Understanding the NBA Labor Dispute?

No, We Don’t Understand It Either

The National Basketball Association and the Player’s Union are locked in a labor dispute which so far has resulted in the cancellation of the first part of the professional basketball season, and may well result in cancellation of the entire season.  Now this is not a national issue, the absence of a pro basketball season will not affect the national economy and for the large majority of Americans this is a non-issue.

But it is an interesting issue.  As usual, the dispute is about money.  The players want more, the owners want more.  At this point the two sides seem very close.

The players — who had vowed not to accept less than 52.5 percent of league revenues — proposed a 51 percent share, with 1 percent devoted to aid retired players. That moved them within 1 percent of the league’s longstanding proposal.

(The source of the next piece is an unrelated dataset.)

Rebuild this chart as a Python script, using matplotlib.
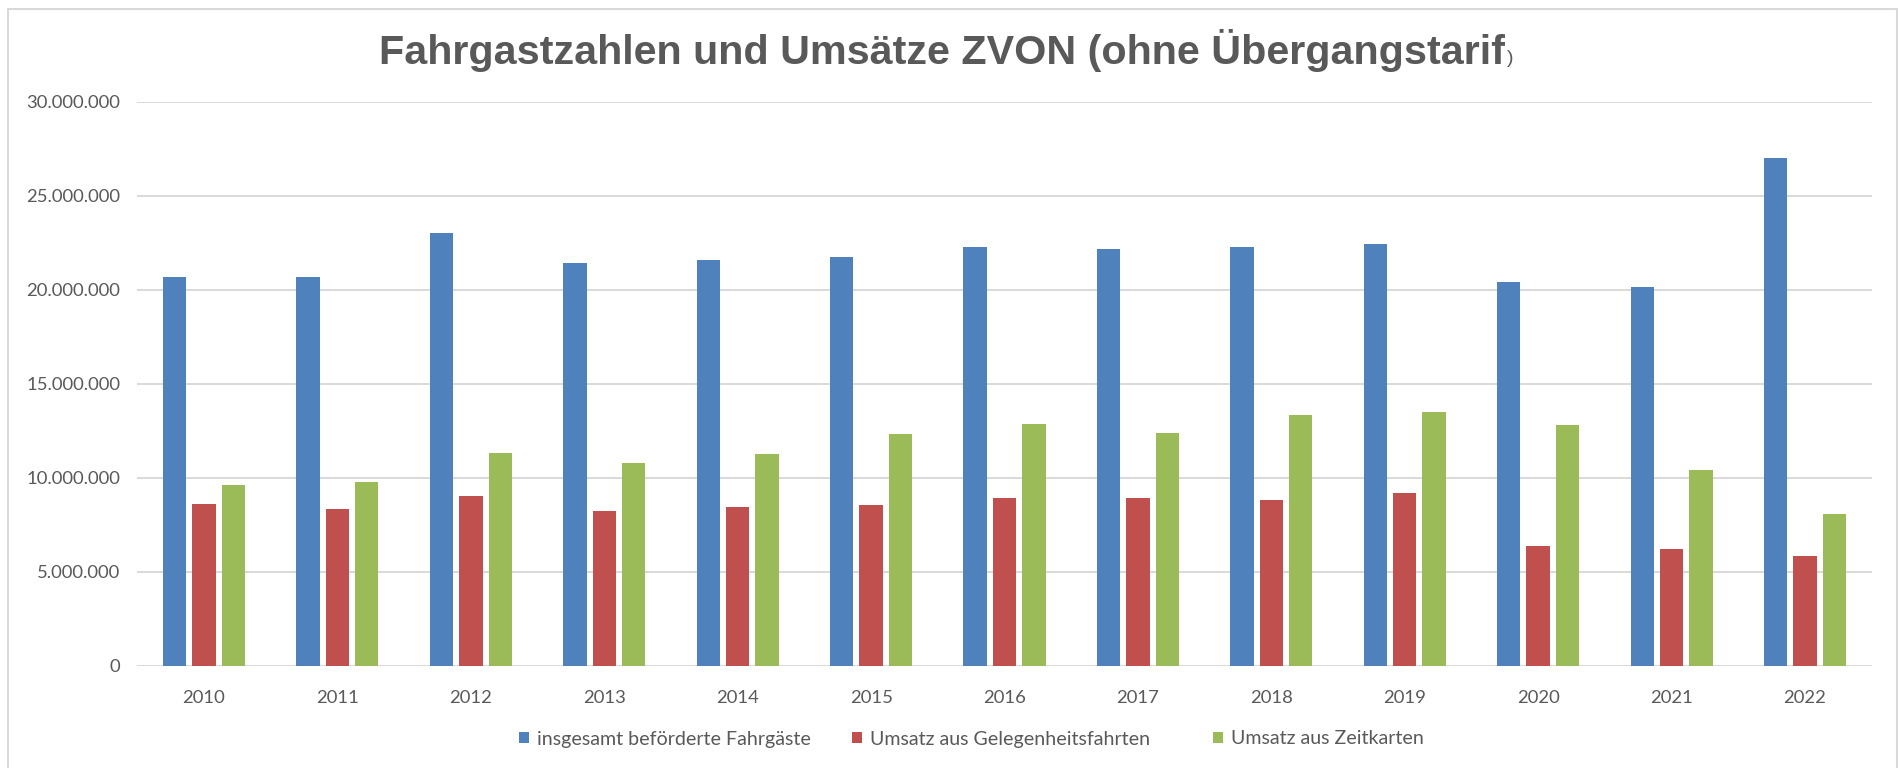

However there are complications, like this

The league’s standing proposal would eliminate spending options for teams that pay the luxury tax, by banning them from sign-and-trade deals and the use of the midlevel exception. At Cohen’s suggestion, the league proposed a “mini-midlevel” that would start at $2.5 million — half the value of the full midlevel — and would be limited to two-year deals.

And no, The Dismal Political Economist, who prides himself on his financial expertise, has no idea what that means either.

As with any bargaining session there are hardliners,

 Joining the owners’ delegation were two of the leading hardliners — Charlotte’s Michael Jordan and Portland’s Paul Allen

Now Mr. Jordan is one of the greatest, if not the greatest basketball player of all time and Mr. Allen is the Mr. Allen of Microsoft founding.  Just why these two men have such a rigid attitude is not evident.

On the unions side, the players do not seem to be in a strong positon.

The players are in an untenable position, with choices that range from bad to worse. Dissolving the union may be the inevitable course — whether it comes by force, from a disenchanted faction of players, or by union leaders themselves.

Neither Fisher nor Kessler would entertain that possibility early Sunday morning, but the union has always held out decertification as a measure of last resort. Going that route would allow the players to sue the league under federal antitrust law, but resolution could take years.

So one imagines that ultimately a settlement will take place, whereby men make huge salaries for playing a game for the entertainment of the public, and owners continue to make millions, partly from support of taxpayers who fund arenas and other team activities.  That’s the American way.